I have the following code

import re
oldstr="HR Director, LearningÂ"
newstr = re.sub(r"[-()\"#/@;:<>{}`+=&~|.!?,^]", " ", oldstr)
print(newstr)

The above code does not work.

Current result "HR Director, LearningÂ"

Expected result "HR Director, Learning"

How to achieve this ?

user10083444
  • 105
  • 1
  • 1
  • 10
  • 1
    So, why not add `Â` to the character class? Or, better, fix the encoding issue. – Wiktor Stribiżew Apr 02 '20 at 19:25
  • 3
    Use: `re.sub(r'[^\x00-\x7f]+|[-()"#/@;:<>{}\`+=&~|.!?,^]+', "", oldstr)` where `[^\x00-\x7f]` will match all non-ASCII characters – anubhava Apr 02 '20 at 19:26
  • 1
    Does this answer your question? [What is the best way to remove accents in a Python unicode string?](https://stackoverflow.com/questions/517923/what-is-the-best-way-to-remove-accents-in-a-python-unicode-string) – XPhyro Apr 02 '20 at 19:27
  • 1
    Thanks @WiktorStribiżew . Your solutions worked. – user10083444 Apr 02 '20 at 19:33
  • 1
    Thanks @anubhava your solution is elegant too. – user10083444 Apr 02 '20 at 19:34
  • 1
    @XPhyro I got my answer here. Thanks for pointing me to the link. The solution mentioned there didn work for me for some reason.
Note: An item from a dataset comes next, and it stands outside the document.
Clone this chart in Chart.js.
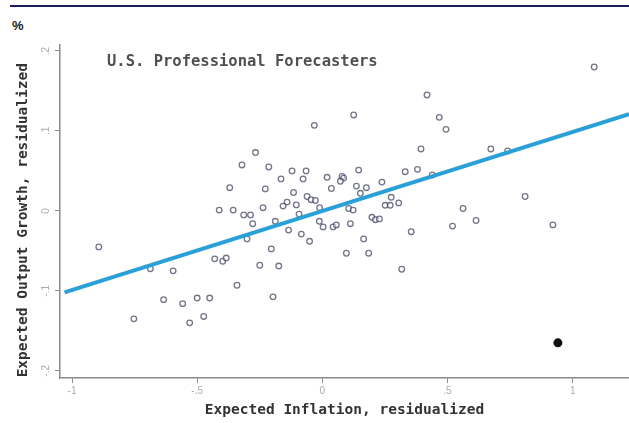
<!DOCTYPE html>
<html>
<head>
<meta charset="utf-8">
<script src="https://cdn.jsdelivr.net/npm/chart.js@4"></script>
<style>
  body { margin: 0; background: #fff; }
  #wrap { position: relative; width: 629px; height: 423px; overflow: hidden; }
  #rule { position: absolute; left: 10px; right: 0; top: 5px; height: 2px; background: #1e1b5e; }
  #unit { position: absolute; left: 12px; top: 18px; font: bold 13px "Liberation Sans", Arial, sans-serif; color: #222; }
  #panelTitle { position: absolute; left: 107px; top: 52px; font: bold 15.5px "DejaVu Sans Mono", monospace; color: #505050; }
  canvas { position: absolute; left: 0; top: 0; }
</style>
</head>
<body>
<div id="wrap">
  <div id="rule"></div>
  <div id="unit">%</div>
  <canvas id="scatter" width="629" height="423"></canvas>
  <div id="panelTitle">U.S. Professional Forecasters</div>
</div>
<script>
// forecaster residuals: expected inflation (x) vs expected output growth (y)
var inflationResid = [
  1.086, 0.418, 0.125, -0.032, 0.467, 0.494, 0.394, 0.673, 0.740, -0.267,
  -0.321, -0.214, -0.121, -0.065, 0.145, 0.331, 0.380, 0.439, -0.165, -0.077,
  0.019, 0.079, 0.085, 0.072, 0.238, -0.370, -0.228, -0.115, 0.036, 0.136,
  0.176, 0.152, 0.275, -0.061, -0.045, -0.028, -0.141, -0.157, -0.104, -0.011,
  -0.237, 0.251, 0.271, 0.305, 0.105, 0.123, -0.412, -0.356, -0.314, -0.287,
  -0.093, -0.278, -0.188, -0.012, 0.003, 0.043, 0.056, 0.198, 0.212, 0.228,
  0.112, -0.135, -0.084, -0.051, -0.301, 0.355, 0.165, 0.096, 0.185, -0.204,
  -0.430, -0.398, -0.384, -0.250, -0.174, -0.341, 0.317, -0.197, -0.893, -0.687,
  -0.596, -0.634, -0.558, -0.500, -0.450, -0.753, -0.474, -0.530, 0.562, 0.614,
  0.520, 0.810, 0.921
];
var growthResid = [
  0.180, 0.145, 0.120, 0.107, 0.117, 0.102, 0.0775, 0.0775, 0.075, 0.073,
  0.0575, 0.055, 0.050, 0.050, 0.051, 0.049, 0.052, 0.045, 0.040, 0.040,
  0.042, 0.043, 0.041, 0.037, 0.036, 0.029, 0.0275, 0.023, 0.028, 0.031,
  0.029, 0.022, 0.017, 0.018, 0.014, 0.013, 0.011, 0.006, 0.0075, 0.004,
  0.004, 0.007, 0.007, 0.010, 0.003, 0.001, 0.001, 0.001, -0.005, -0.005,
  -0.004, -0.016, -0.013, -0.013, -0.020, -0.020, -0.0175, -0.008, -0.011, -0.010,
  -0.016, -0.024, -0.029, -0.038, -0.035, -0.026, -0.035, -0.053, -0.053, -0.0475,
  -0.060, -0.063, -0.059, -0.068, -0.069, -0.093, -0.073, -0.1075, -0.045, -0.0725,
  -0.075, -0.111, -0.116, -0.109, -0.109, -0.135, -0.132, -0.140, 0.003, -0.012,
  -0.019, 0.018, -0.0175
];
// highlighted observation
var highlightX = [0.941];
var highlightY = [-0.165];
// fitted line end points
var fitX = [-1.03, 1.225];
var fitY = [-0.102, 0.121];

var xTicks = [-1, -0.5, 0, 0.5, 1];
var yTicks = [-0.2, -0.1, 0, 0.1, 0.2];

function toPoints(xs, ys) {
  return xs.map(function(x, i) { return { x: x, y: ys[i] }; });
}

// Stata style labels: .5 instead of 0.5
function stataLabel(v) {
  var s = String(Math.round(v * 10) / 10);
  return s.replace(/^0\./, ".").replace(/^-0\./, "-.");
}

var monoTitle = { family: "'DejaVu Sans Mono', monospace", size: 14.5, weight: "bold" };
var tickFont = { family: "'Liberation Sans', Arial, sans-serif", size: 10 };

new Chart(document.getElementById("scatter").getContext("2d"), {
  type: "scatter",
  data: {
    datasets: [
      {
        type: "line",
        data: toPoints(fitX, fitY),
        borderColor: "#2aa0d8",
        borderWidth: 4,
        pointRadius: 0,
        fill: false
      },
      {
        data: toPoints(inflationResid, growthResid),
        pointRadius: 2.8,
        pointBorderWidth: 1.3,
        pointBorderColor: "rgba(55, 60, 88, 0.7)",
        pointBackgroundColor: "rgba(255, 255, 255, 0.5)"
      },
      {
        data: toPoints(highlightX, highlightY),
        pointRadius: 4.5,
        pointBorderWidth: 0,
        pointBackgroundColor: "#111"
      }
    ]
  },
  options: {
    responsive: false,
    animation: false,
    layout: { autoPadding: false, padding: { top: 45, right: 0, left: 0, bottom: 0 } },
    plugins: { legend: { display: false }, tooltip: { enabled: false } },
    scales: {
      x: {
        type: "linear",
        min: -1.048,
        max: 1.225,
        afterBuildTicks: function(s) { s.ticks = xTicks.map(function(v) { return { value: v }; }); },
        afterFit: function(s) { s.height = 45; },
        border: { display: true, color: "#8a8a8a", width: 1.5 },
        grid: { drawOnChartArea: false, drawTicks: true, tickLength: 5, color: "#8a8a8a" },
        ticks: { color: "#aaa", font: tickFont, padding: 2, maxRotation: 0, callback: stataLabel },
        title: {
          display: true,
          text: "Expected Inflation, residualized",
          color: "#333",
          font: monoTitle,
          padding: { top: 0, bottom: 4 }
        }
      },
      y: {
        type: "linear",
        min: -0.209,
        max: 0.2075,
        afterBuildTicks: function(s) { s.ticks = yTicks.map(function(v) { return { value: v }; }); },
        afterFit: function(s) { s.width = 60; },
        border: { display: true, color: "#8a8a8a", width: 1.5 },
        grid: { drawOnChartArea: false, drawTicks: true, tickLength: 5, color: "#8a8a8a" },
        ticks: { color: "#aaa", font: tickFont, padding: 3, minRotation: 90, maxRotation: 90, crossAlign: "center", callback: stataLabel },
        title: {
          display: true,
          // trailing spaces nudge the centred title down a little
          text: "Expected Output Growth, residualized  ",
          color: "#333",
          font: monoTitle,
          padding: { top: 15, bottom: 0 }
        }
      }
    }
  }
});
</script>
</body>
</html>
I had a look at it before posting my question. – user10083444 Apr 02 '20 at 19:35

2 Answers2

1

Converting my comment to answer so that solution is easy to find for future visitors.

You may use:

import re
oldstr="HR Director, LearningÂ"
newstr = re.sub(r'[^\x00-\x7f]+|[-()"#/@;:<>{}`+=&~|.!?,^]+', "", oldstr)
print(newstr)

Output:

HR Director Learning

[^\x00-\x7f] will match all non-ASCII characters.

anubhava
  • 761,203
  • 64
  • 569
  • 643
0

You can use this method too:

def _removeNonAscii(s): 
    return "".join(i for i in s if ord(i)<128)

Here's how my piece of code outputs:

s = "HR Director, LearningÂ"
def _removeNonAscii(s): 
    return "".join(i for i in s if ord(i)<128)

print(_removeNonAscii(s))

Output:

HR Director, Learning